▶ _Data block_
--------------------
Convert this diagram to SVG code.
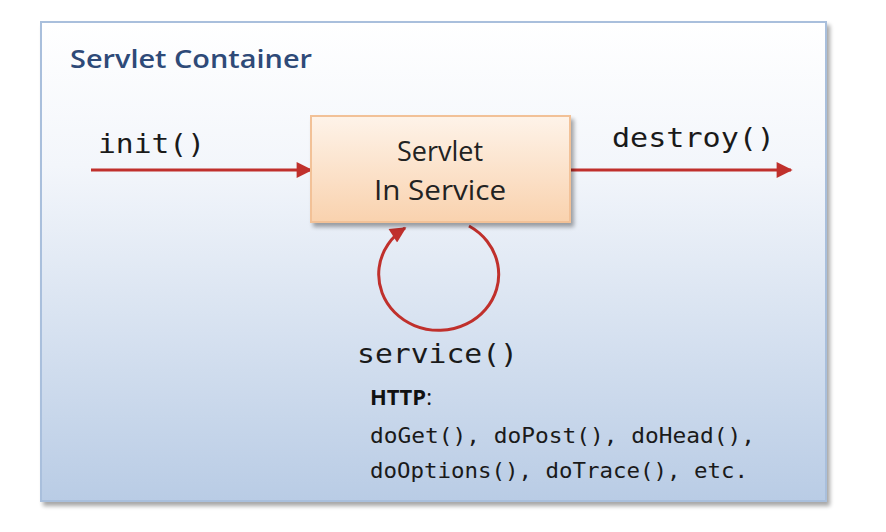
<svg xmlns="http://www.w3.org/2000/svg" width="886" height="532" viewBox="0 0 886 532">
<style>
.mono{font-family:"DejaVu Sans Mono","Liberation Mono",monospace;fill:#1a1a1a}
.sans{font-family:"Open Sans","Liberation Sans",sans-serif;fill:#222}
.conn{stroke:#c0302c;stroke-width:3;fill:none}
</style>
<defs>
<linearGradient id="bg" x1="0" y1="0" x2="0" y2="1">
<stop offset="0" stop-color="#ffffff"/>
<stop offset="0.3" stop-color="#f3f6fb"/>
<stop offset="1" stop-color="#b9cce5"/>
</linearGradient>
<linearGradient id="box" x1="0" y1="0" x2="0" y2="1">
<stop offset="0" stop-color="#fef3e9"/>
<stop offset="1" stop-color="#f9d2ae"/>
</linearGradient>
<filter id="sh" x="-10%" y="-10%" width="120%" height="130%">
<feGaussianBlur in="SourceAlpha" stdDeviation="2"/>
<feOffset dx="3" dy="4"/>
<feComponentTransfer><feFuncA type="linear" slope="0.35"/></feComponentTransfer>
<feMerge><feMergeNode/><feMergeNode in="SourceGraphic"/></feMerge>
</filter>
<marker id="arrL" viewBox="0 0 10 10" refX="9" refY="5" markerWidth="18" markerHeight="16" orient="auto" markerUnits="userSpaceOnUse">
<path d="M0,0 L10,5 L0,10 z" fill="#c0302c"/>
</marker>
</defs>
<rect width="886" height="532" fill="#ffffff"/>
<g id="container">
<rect x="41" y="22" width="785" height="479" fill="url(#bg)" stroke="#a9bfdc" stroke-width="2" filter="url(#sh)"/>
<text x="70" y="68" font-family="'Open Sans','Liberation Sans',sans-serif" font-weight="600" font-size="25" fill="#2e4a78" textLength="242" lengthAdjust="spacingAndGlyphs">Servlet Container</text>
</g>
<g id="connectors">
<line class="conn" x1="91" y1="170" x2="311" y2="170" marker-end="url(#arrL)"/>
<line class="conn" x1="570" y1="170" x2="791" y2="170" marker-end="url(#arrL)"/>
<path class="conn" d="M469,226 A60,56 0 1 1 405,228" marker-end="url(#arrL)"/>
</g>
<g id="servlet">
<rect x="311" y="116" width="259" height="106" fill="url(#box)" stroke="#f2c197" stroke-width="2" filter="url(#sh)"/>
<text class="sans" x="440" y="161" font-size="27" text-anchor="middle">Servlet</text>
<text class="sans" x="440" y="200" font-size="27" text-anchor="middle" textLength="132" lengthAdjust="spacingAndGlyphs">In Service</text>
</g>
<g id="labels">
<text class="mono" x="98" y="153" font-size="27" textLength="107" lengthAdjust="spacingAndGlyphs">init()</text>
<text class="mono" x="612" y="147" font-size="27" textLength="163" lengthAdjust="spacingAndGlyphs">destroy()</text>
<text class="mono" x="357" y="363" font-size="27" textLength="161" lengthAdjust="spacingAndGlyphs">service()</text>
<text x="370" y="405" font-family="'Open Sans','Liberation Sans',sans-serif" font-size="22" fill="#111"><tspan font-weight="bold">HTTP</tspan>:</text>
<text class="mono" x="370" y="443" font-size="22" textLength="385" lengthAdjust="spacingAndGlyphs">doGet(), doPost(), doHead(),</text>
<text class="mono" x="370" y="478" font-size="22" textLength="378" lengthAdjust="spacingAndGlyphs">doOptions(), doTrace(), etc.</text>
</g>
</svg>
--------------------
▶ _Set problem_
Your copy of the data should match it exactly, except that pictures are left out.

▶ _Answer below_
Convert this diagram to SVG code.
<svg xmlns="http://www.w3.org/2000/svg" width="886" height="532" viewBox="0 0 886 532">
<style>
.mono{font-family:"DejaVu Sans Mono","Liberation Mono",monospace;fill:#1a1a1a}
.sans{font-family:"Open Sans","Liberation Sans",sans-serif;fill:#222}
.conn{stroke:#c0302c;stroke-width:3;fill:none}
</style>
<defs>
<linearGradient id="bg" x1="0" y1="0" x2="0" y2="1">
<stop offset="0" stop-color="#ffffff"/>
<stop offset="0.3" stop-color="#f3f6fb"/>
<stop offset="1" stop-color="#b9cce5"/>
</linearGradient>
<linearGradient id="box" x1="0" y1="0" x2="0" y2="1">
<stop offset="0" stop-color="#fef3e9"/>
<stop offset="1" stop-color="#f9d2ae"/>
</linearGradient>
<filter id="sh" x="-10%" y="-10%" width="120%" height="130%">
<feGaussianBlur in="SourceAlpha" stdDeviation="2"/>
<feOffset dx="3" dy="4"/>
<feComponentTransfer><feFuncA type="linear" slope="0.35"/></feComponentTransfer>
<feMerge><feMergeNode/><feMergeNode in="SourceGraphic"/></feMerge>
</filter>
<marker id="arrL" viewBox="0 0 10 10" refX="9" refY="5" markerWidth="18" markerHeight="16" orient="auto" markerUnits="userSpaceOnUse">
<path d="M0,0 L10,5 L0,10 z" fill="#c0302c"/>
</marker>
</defs>
<rect width="886" height="532" fill="#ffffff"/>
<g id="container">
<rect x="41" y="22" width="785" height="479" fill="url(#bg)" stroke="#a9bfdc" stroke-width="2" filter="url(#sh)"/>
<text x="70" y="68" font-family="'Open Sans','Liberation Sans',sans-serif" font-weight="600" font-size="25" fill="#2e4a78" textLength="242" lengthAdjust="spacingAndGlyphs">Servlet Container</text>
</g>
<g id="connectors">
<line class="conn" x1="91" y1="170" x2="311" y2="170" marker-end="url(#arrL)"/>
<line class="conn" x1="570" y1="170" x2="791" y2="170" marker-end="url(#arrL)"/>
<path class="conn" d="M469,226 A60,56 0 1 1 405,228" marker-end="url(#arrL)"/>
</g>
<g id="servlet">
<rect x="311" y="116" width="259" height="106" fill="url(#box)" stroke="#f2c197" stroke-width="2" filter="url(#sh)"/>
<text class="sans" x="440" y="161" font-size="27" text-anchor="middle">Servlet</text>
<text class="sans" x="440" y="200" font-size="27" text-anchor="middle" textLength="132" lengthAdjust="spacingAndGlyphs">In Service</text>
</g>
<g id="labels">
<text class="mono" x="98" y="153" font-size="27" textLength="107" lengthAdjust="spacingAndGlyphs">init()</text>
<text class="mono" x="612" y="147" font-size="27" textLength="163" lengthAdjust="spacingAndGlyphs">destroy()</text>
<text class="mono" x="357" y="363" font-size="27" textLength="161" lengthAdjust="spacingAndGlyphs">service()</text>
<text x="370" y="405" font-family="'Open Sans','Liberation Sans',sans-serif" font-size="22" fill="#111"><tspan font-weight="bold">HTTP</tspan>:</text>
<text class="mono" x="370" y="443" font-size="22" textLength="385" lengthAdjust="spacingAndGlyphs">doGet(), doPost(), doHead(),</text>
<text class="mono" x="370" y="478" font-size="22" textLength="378" lengthAdjust="spacingAndGlyphs">doOptions(), doTrace(), etc.</text>
</g>
</svg>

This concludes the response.